Exercise instructions
Repeat the span of the entries below that starts at the line with "Emit a Python" and ends at the line with "plt.rcParams['font.family'] = ['Noto", nothing more. Skip the pictures.
>> begin
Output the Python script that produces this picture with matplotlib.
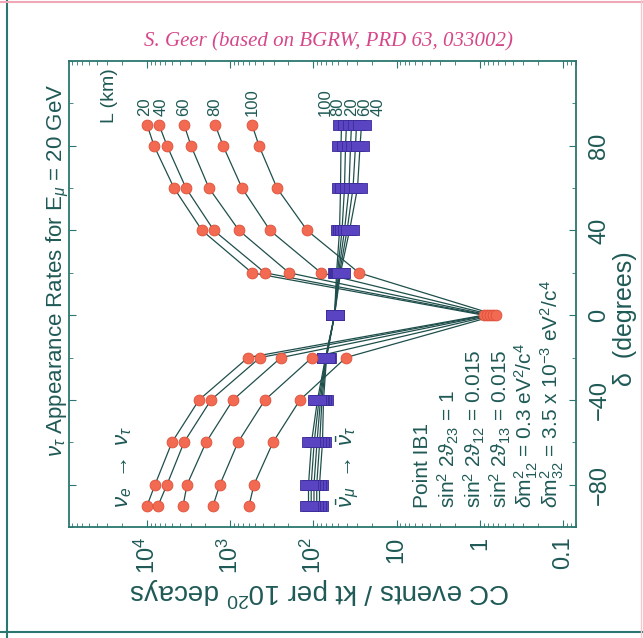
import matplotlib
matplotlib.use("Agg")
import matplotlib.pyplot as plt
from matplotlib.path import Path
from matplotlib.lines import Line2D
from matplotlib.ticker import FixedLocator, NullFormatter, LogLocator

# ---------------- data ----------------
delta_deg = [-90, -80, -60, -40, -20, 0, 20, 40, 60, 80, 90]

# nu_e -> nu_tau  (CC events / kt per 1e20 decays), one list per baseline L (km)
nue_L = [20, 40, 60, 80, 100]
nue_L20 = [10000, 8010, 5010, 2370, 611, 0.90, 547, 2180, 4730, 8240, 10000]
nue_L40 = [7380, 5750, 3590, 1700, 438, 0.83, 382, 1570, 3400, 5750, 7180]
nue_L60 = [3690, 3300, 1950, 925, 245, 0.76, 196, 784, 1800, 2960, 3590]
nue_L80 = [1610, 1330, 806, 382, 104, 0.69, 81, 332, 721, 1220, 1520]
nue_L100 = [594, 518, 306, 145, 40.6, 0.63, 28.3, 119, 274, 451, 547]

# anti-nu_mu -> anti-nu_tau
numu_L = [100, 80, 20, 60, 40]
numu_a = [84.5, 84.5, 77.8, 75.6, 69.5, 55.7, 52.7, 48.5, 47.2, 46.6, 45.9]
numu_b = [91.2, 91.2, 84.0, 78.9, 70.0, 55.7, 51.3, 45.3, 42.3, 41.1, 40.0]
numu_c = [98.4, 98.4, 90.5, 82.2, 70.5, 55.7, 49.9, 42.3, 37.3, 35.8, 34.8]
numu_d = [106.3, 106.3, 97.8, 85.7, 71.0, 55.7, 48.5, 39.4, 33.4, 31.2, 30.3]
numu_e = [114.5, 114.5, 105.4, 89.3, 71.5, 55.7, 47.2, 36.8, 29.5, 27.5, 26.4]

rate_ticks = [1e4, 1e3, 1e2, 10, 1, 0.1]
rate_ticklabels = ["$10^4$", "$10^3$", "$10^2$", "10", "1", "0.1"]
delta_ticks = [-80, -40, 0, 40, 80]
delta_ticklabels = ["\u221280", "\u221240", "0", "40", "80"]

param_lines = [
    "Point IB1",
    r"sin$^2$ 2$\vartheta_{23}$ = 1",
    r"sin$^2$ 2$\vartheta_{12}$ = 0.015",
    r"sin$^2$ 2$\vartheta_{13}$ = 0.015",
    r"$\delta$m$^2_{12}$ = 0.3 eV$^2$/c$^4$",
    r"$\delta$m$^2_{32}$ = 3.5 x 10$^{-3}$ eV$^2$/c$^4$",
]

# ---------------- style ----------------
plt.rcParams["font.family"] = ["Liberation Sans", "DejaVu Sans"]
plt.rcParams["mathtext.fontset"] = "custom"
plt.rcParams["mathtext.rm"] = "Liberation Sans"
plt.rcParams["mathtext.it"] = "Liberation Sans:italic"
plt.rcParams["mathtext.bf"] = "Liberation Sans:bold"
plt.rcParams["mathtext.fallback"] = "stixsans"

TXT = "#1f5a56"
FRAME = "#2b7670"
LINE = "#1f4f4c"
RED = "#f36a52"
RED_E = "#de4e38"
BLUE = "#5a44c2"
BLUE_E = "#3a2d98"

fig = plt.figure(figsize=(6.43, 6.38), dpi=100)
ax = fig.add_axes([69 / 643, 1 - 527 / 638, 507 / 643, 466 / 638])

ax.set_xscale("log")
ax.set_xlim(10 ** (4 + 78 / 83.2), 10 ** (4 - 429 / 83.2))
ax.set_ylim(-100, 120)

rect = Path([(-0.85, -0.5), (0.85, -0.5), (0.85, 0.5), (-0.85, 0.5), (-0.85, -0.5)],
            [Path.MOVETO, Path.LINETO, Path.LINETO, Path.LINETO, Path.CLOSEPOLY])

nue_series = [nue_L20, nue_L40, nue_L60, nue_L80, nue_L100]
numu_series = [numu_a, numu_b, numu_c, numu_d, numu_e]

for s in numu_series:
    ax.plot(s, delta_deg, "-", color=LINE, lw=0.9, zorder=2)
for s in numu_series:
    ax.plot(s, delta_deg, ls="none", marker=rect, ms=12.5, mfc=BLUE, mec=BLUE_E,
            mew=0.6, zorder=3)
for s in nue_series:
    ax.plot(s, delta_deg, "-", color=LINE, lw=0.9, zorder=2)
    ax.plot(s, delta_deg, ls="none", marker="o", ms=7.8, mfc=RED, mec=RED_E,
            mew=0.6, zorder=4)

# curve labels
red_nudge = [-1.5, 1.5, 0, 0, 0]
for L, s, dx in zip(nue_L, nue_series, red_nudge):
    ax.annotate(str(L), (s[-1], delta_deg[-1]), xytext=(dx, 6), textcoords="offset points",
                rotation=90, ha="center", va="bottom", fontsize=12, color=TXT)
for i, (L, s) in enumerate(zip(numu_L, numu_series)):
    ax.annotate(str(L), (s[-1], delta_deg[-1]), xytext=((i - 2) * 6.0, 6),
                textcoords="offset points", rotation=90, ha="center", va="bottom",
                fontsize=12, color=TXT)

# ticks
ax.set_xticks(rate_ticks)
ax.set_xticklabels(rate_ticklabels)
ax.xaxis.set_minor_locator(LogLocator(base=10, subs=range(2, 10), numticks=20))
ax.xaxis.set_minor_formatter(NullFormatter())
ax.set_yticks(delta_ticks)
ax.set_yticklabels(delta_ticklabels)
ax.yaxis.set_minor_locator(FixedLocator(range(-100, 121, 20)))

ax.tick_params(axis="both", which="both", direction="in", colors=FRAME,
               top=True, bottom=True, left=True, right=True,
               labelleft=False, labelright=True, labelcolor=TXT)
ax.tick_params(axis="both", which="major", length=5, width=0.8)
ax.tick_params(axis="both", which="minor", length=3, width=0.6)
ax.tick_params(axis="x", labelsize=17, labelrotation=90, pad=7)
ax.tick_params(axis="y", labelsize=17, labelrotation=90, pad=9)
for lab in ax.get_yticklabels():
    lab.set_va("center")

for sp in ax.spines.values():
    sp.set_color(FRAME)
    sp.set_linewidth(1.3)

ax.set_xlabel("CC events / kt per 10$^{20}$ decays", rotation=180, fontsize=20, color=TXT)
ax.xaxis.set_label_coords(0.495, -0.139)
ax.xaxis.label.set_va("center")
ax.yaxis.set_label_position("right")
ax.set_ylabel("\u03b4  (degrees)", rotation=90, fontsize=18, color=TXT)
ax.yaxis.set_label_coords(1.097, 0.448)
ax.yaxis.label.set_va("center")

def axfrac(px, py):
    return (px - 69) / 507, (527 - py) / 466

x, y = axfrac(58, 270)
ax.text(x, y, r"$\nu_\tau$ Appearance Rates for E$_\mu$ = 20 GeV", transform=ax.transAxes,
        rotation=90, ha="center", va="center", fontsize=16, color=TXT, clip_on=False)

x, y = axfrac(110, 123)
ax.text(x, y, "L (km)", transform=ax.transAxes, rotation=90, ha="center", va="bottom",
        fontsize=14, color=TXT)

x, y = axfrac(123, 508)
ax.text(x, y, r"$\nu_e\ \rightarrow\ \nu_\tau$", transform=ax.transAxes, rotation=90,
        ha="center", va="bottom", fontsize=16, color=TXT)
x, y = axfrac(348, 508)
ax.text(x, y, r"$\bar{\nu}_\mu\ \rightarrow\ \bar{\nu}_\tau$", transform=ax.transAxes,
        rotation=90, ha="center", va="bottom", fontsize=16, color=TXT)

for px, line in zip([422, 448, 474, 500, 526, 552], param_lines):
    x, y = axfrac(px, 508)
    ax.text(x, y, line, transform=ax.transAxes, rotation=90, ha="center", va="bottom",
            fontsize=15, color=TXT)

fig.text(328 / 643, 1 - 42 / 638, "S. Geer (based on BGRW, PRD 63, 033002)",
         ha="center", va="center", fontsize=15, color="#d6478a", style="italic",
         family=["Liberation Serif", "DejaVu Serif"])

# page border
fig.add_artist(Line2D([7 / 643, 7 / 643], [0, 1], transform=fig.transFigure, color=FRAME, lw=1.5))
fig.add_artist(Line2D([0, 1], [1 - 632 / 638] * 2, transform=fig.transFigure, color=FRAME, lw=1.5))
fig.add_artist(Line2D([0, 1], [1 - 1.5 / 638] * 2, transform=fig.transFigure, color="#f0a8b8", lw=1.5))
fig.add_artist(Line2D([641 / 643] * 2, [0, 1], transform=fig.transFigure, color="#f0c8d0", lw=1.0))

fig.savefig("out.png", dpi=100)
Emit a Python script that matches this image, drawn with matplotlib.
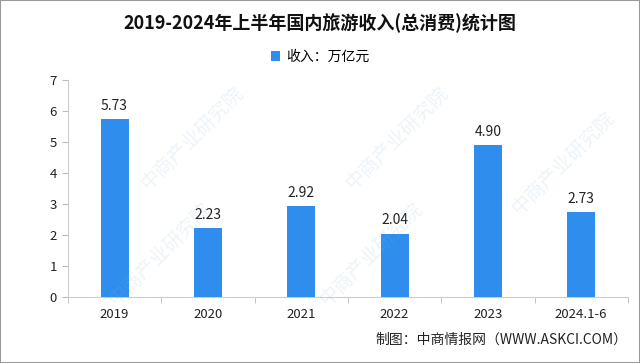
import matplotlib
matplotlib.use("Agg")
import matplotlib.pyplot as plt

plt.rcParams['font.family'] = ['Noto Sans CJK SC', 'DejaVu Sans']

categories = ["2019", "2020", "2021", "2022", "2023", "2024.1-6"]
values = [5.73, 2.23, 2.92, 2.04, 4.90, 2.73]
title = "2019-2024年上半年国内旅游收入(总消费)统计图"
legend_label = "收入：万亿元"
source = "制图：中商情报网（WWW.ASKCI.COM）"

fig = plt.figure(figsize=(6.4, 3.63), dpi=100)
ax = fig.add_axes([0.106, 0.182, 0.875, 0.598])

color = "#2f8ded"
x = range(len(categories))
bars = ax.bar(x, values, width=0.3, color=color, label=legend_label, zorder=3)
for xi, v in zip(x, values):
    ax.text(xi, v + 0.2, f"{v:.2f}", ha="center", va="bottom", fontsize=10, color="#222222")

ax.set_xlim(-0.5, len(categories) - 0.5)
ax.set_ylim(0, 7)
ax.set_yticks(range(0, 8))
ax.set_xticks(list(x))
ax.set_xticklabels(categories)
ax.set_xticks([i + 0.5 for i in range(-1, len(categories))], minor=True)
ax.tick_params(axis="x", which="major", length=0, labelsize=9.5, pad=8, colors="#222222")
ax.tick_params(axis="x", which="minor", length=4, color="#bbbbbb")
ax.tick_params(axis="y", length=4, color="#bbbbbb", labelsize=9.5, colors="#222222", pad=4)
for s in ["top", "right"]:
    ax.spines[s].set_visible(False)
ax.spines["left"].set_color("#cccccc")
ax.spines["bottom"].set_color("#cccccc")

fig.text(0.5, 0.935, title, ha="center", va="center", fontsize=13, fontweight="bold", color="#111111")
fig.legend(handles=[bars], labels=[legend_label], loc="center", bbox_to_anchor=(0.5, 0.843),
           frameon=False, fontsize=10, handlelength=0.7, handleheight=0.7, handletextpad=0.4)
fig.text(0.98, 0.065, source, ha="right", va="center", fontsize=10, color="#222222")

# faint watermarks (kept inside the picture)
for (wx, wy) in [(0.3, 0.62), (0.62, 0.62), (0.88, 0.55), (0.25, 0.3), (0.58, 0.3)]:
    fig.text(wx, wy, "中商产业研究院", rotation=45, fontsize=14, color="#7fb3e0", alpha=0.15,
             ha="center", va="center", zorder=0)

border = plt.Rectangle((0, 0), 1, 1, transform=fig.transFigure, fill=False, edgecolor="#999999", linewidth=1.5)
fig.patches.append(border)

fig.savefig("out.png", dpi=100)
>> end
Result of this task
Emit a Python script that matches this image, drawn with matplotlib.
import matplotlib
matplotlib.use("Agg")
import matplotlib.pyplot as plt

plt.rcParams['font.family'] = ['Noto Sans CJK SC', 'DejaVu Sans']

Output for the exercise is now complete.